Direction: Beneath this instruction is a block of data; output from it exactly the lines that run from the one containing "Reproduce this diagram with TikZ." through the one containing "(123,132) rectangle (1211,733);", inclusive.

(begin)

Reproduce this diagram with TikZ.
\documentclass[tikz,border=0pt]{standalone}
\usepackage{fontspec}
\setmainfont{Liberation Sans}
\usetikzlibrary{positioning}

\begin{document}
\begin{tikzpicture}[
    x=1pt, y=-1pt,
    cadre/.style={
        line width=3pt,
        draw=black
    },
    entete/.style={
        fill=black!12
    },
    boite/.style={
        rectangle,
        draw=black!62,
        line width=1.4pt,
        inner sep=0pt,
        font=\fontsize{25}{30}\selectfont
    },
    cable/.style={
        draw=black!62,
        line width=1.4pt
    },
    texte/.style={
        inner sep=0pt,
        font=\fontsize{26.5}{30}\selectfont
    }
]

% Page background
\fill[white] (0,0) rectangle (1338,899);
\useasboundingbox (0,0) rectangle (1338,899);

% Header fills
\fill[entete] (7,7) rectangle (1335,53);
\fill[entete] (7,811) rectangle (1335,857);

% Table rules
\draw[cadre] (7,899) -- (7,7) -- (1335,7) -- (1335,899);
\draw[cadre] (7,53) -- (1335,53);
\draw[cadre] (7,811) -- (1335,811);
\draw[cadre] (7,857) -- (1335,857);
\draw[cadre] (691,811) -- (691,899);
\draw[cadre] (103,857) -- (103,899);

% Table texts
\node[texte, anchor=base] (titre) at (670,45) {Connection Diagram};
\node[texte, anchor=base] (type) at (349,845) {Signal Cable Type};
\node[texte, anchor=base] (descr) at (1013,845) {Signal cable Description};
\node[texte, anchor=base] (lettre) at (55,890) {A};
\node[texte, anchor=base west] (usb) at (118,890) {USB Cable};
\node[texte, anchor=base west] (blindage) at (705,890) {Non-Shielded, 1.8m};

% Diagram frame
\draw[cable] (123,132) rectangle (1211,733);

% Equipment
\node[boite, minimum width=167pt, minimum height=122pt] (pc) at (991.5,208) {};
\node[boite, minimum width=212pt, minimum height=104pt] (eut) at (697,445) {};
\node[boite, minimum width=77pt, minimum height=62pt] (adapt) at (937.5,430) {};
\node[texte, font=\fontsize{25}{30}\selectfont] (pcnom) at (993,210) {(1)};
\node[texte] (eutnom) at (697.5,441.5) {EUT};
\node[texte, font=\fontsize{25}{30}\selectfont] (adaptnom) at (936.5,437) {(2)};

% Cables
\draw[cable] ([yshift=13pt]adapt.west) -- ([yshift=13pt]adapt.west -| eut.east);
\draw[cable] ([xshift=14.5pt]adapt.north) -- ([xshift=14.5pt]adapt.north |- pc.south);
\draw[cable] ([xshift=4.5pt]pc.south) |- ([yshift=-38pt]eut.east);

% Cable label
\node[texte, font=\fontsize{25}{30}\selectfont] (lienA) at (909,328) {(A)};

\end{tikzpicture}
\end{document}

(end)
(begin)

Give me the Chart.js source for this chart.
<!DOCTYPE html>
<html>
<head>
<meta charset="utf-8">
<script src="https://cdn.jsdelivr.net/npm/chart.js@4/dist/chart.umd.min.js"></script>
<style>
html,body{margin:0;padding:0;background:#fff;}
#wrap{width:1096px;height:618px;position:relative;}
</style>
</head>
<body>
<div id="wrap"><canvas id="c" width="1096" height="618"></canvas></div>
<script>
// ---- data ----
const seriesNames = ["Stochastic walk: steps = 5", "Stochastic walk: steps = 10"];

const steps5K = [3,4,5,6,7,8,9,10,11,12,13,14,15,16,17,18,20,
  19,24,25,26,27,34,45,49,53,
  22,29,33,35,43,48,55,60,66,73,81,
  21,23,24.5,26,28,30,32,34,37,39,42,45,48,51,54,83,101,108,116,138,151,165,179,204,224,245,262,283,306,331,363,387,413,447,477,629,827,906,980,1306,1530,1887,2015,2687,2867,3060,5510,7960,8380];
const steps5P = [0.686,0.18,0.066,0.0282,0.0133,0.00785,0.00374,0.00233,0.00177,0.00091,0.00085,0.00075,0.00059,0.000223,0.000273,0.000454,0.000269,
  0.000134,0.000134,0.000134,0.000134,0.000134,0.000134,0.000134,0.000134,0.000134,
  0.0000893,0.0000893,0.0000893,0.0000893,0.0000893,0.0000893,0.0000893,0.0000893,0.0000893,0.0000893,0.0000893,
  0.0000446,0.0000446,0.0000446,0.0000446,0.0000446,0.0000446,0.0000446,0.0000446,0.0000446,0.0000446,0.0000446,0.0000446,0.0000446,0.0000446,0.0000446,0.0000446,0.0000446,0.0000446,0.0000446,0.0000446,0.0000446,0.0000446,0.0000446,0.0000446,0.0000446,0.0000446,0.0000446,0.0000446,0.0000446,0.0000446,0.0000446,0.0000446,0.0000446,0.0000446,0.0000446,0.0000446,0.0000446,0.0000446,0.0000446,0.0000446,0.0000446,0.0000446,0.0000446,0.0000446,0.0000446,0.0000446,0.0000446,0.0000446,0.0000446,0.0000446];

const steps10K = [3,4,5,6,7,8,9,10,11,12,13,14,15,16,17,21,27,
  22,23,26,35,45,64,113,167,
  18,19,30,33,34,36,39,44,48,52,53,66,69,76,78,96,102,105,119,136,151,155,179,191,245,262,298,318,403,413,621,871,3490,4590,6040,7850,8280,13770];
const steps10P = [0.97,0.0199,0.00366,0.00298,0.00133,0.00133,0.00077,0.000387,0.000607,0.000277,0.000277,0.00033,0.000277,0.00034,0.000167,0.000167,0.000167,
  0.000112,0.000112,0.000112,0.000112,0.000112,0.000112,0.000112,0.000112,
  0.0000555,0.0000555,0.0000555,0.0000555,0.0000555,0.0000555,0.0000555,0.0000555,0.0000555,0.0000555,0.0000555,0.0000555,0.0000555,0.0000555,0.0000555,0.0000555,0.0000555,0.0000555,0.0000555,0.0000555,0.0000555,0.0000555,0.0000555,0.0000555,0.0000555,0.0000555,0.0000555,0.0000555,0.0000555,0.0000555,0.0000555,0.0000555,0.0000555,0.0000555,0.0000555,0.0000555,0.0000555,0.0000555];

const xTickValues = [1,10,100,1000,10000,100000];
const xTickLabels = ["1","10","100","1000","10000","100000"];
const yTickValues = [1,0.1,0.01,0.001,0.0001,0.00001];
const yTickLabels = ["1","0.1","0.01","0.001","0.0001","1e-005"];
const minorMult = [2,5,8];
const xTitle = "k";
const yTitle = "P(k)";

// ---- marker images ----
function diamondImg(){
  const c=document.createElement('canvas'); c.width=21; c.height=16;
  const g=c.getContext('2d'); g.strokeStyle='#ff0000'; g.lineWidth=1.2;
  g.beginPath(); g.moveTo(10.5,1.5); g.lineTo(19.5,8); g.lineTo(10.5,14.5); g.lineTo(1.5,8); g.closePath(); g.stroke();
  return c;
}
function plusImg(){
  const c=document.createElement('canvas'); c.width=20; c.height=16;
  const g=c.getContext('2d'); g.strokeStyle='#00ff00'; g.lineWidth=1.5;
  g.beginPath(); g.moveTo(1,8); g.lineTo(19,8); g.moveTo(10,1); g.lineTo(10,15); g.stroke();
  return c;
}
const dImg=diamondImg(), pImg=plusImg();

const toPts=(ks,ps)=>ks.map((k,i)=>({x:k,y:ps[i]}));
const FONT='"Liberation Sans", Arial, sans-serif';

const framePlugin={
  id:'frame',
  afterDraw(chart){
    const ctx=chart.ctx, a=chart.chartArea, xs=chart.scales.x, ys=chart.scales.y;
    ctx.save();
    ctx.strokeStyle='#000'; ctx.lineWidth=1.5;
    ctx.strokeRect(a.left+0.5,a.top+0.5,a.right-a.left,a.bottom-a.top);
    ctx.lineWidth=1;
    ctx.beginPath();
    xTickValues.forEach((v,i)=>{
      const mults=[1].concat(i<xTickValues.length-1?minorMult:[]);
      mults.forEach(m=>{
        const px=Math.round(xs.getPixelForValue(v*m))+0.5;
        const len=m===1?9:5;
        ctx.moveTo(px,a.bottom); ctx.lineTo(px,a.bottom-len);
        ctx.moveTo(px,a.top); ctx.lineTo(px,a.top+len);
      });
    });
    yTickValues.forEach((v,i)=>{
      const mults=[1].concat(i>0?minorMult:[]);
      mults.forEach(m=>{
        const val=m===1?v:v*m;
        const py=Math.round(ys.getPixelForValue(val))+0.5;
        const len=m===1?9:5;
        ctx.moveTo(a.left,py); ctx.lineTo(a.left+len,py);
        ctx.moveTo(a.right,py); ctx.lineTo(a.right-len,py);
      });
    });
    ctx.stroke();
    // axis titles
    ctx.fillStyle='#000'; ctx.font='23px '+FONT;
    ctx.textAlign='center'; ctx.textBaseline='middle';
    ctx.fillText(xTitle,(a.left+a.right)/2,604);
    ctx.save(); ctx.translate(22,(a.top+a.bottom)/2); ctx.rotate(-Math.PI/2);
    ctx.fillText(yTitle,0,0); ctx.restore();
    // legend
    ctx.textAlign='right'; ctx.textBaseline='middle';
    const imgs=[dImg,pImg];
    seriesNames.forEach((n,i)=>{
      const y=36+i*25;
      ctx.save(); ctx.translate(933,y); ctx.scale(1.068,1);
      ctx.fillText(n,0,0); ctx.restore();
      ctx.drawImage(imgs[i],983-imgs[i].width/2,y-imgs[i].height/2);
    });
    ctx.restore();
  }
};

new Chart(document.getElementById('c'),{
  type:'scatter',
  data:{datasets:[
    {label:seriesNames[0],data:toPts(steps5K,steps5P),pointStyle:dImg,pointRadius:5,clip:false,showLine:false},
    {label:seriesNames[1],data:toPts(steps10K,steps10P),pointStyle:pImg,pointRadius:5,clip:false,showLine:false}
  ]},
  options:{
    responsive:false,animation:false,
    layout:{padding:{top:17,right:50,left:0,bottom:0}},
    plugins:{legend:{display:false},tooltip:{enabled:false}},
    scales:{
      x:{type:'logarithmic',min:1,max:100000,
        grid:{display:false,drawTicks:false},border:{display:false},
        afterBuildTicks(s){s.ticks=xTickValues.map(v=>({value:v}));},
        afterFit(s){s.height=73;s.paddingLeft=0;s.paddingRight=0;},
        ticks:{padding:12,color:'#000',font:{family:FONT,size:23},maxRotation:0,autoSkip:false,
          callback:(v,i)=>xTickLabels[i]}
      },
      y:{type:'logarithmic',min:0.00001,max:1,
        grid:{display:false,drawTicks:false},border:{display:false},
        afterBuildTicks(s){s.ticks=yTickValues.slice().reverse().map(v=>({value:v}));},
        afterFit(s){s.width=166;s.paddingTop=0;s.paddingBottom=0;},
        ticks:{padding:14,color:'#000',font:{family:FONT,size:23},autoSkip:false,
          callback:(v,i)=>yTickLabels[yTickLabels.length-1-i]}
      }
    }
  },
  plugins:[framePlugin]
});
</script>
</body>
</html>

(end)

Task response:
Reproduce this diagram with TikZ.
\documentclass[tikz,border=0pt]{standalone}
\usepackage{fontspec}
\setmainfont{Liberation Sans}
\usetikzlibrary{positioning}

\begin{document}
\begin{tikzpicture}[
    x=1pt, y=-1pt,
    cadre/.style={
        line width=3pt,
        draw=black
    },
    entete/.style={
        fill=black!12
    },
    boite/.style={
        rectangle,
        draw=black!62,
        line width=1.4pt,
        inner sep=0pt,
        font=\fontsize{25}{30}\selectfont
    },
    cable/.style={
        draw=black!62,
        line width=1.4pt
    },
    texte/.style={
        inner sep=0pt,
        font=\fontsize{26.5}{30}\selectfont
    }
]

% Page background
\fill[white] (0,0) rectangle (1338,899);
\useasboundingbox (0,0) rectangle (1338,899);

% Header fills
\fill[entete] (7,7) rectangle (1335,53);
\fill[entete] (7,811) rectangle (1335,857);

% Table rules
\draw[cadre] (7,899) -- (7,7) -- (1335,7) -- (1335,899);
\draw[cadre] (7,53) -- (1335,53);
\draw[cadre] (7,811) -- (1335,811);
\draw[cadre] (7,857) -- (1335,857);
\draw[cadre] (691,811) -- (691,899);
\draw[cadre] (103,857) -- (103,899);

% Table texts
\node[texte, anchor=base] (titre) at (670,45) {Connection Diagram};
\node[texte, anchor=base] (type) at (349,845) {Signal Cable Type};
\node[texte, anchor=base] (descr) at (1013,845) {Signal cable Description};
\node[texte, anchor=base] (lettre) at (55,890) {A};
\node[texte, anchor=base west] (usb) at (118,890) {USB Cable};
\node[texte, anchor=base west] (blindage) at (705,890) {Non-Shielded, 1.8m};

% Diagram frame
\draw[cable] (123,132) rectangle (1211,733);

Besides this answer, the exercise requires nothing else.